PV: Growing up in a military family is challenging


Silvia Makori

Emily Francis

Emily Francis, Copy Editor

My life story about up in a military starts when I wasn’t born yet and my dad was in the army but I don’t know what he was. I think he joined about when he was 20 years old and he was in the army for 18 years. Then that’s when my dad met my mom, my brother was born a few years after. When my older brother was born my dad got out of the army. Then my mom had me and my little brother, and after that my mom joined the army, when she was in  the army she was a supply sergeant who kept things organized and kept an eye on the things they bought. The army is also a place where you deploy to different places and you have to move a lot.

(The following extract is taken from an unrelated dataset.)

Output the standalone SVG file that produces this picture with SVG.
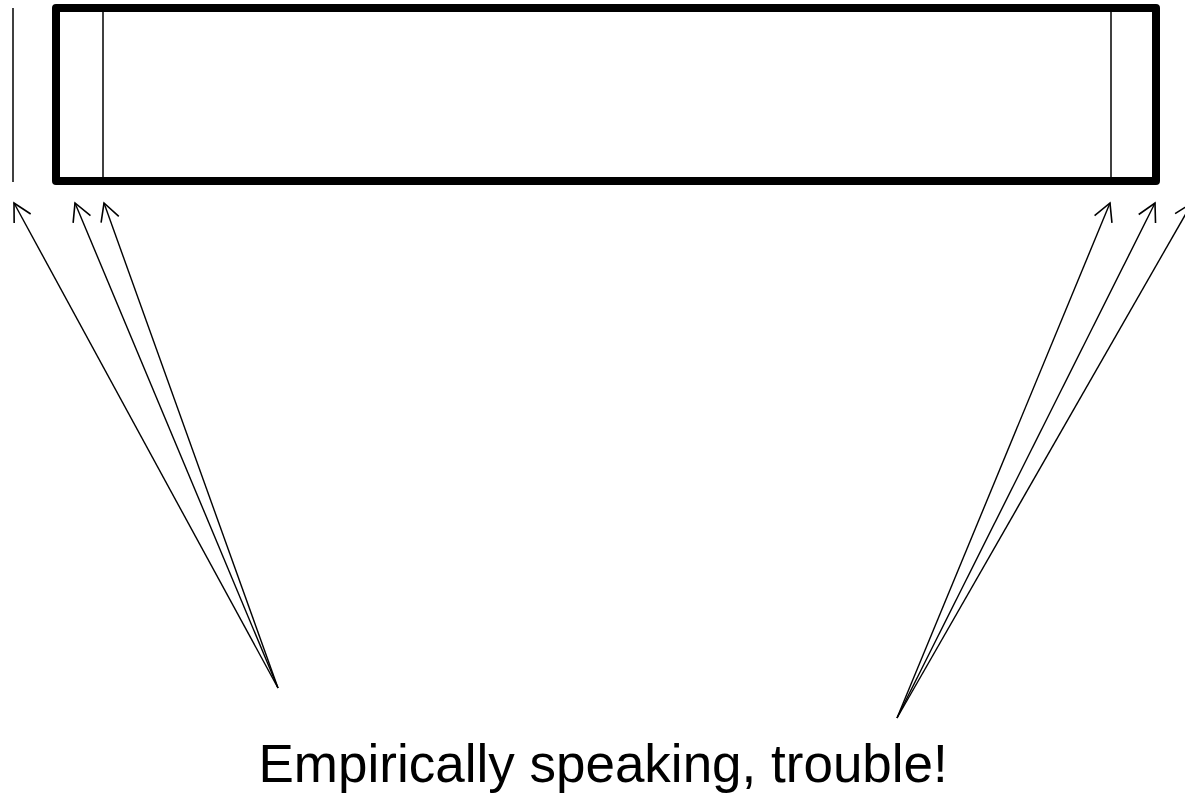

The reason why mom hates doing some of the military work so much is because she has to deploy. The first place my family lived in was Alabama, and Alabama was the place I was born, then we moved to Texas to New York to Washington State to Oklahoma and to Texas again. So every time we made friends we had to move to a new state but I make new friends every time. So ever since my mom got out of the army she had to stay in Oklahoma for a few weeks to sign papers and pack stuff. Then that is when my family started going back in forth and that is when my father died. So when we went to his funeral we saw the American flag over the mortuary and there was some soldiers firing guns 8 times because my dad was in the army.

They were also honoring him for his service and how he protected our nation. My mom also served her country very well and my moms friend is still in the army and she is serving her country right now so I believe that the army deserves to be honored and respected. Sometimes when schools ask if you parents served in the country or is serving right now to stand up and I was one of the kids who stood up. My teachers also served their country and I am grateful that my teachers that I have supported our country. To me the army is important we are lucky to have them.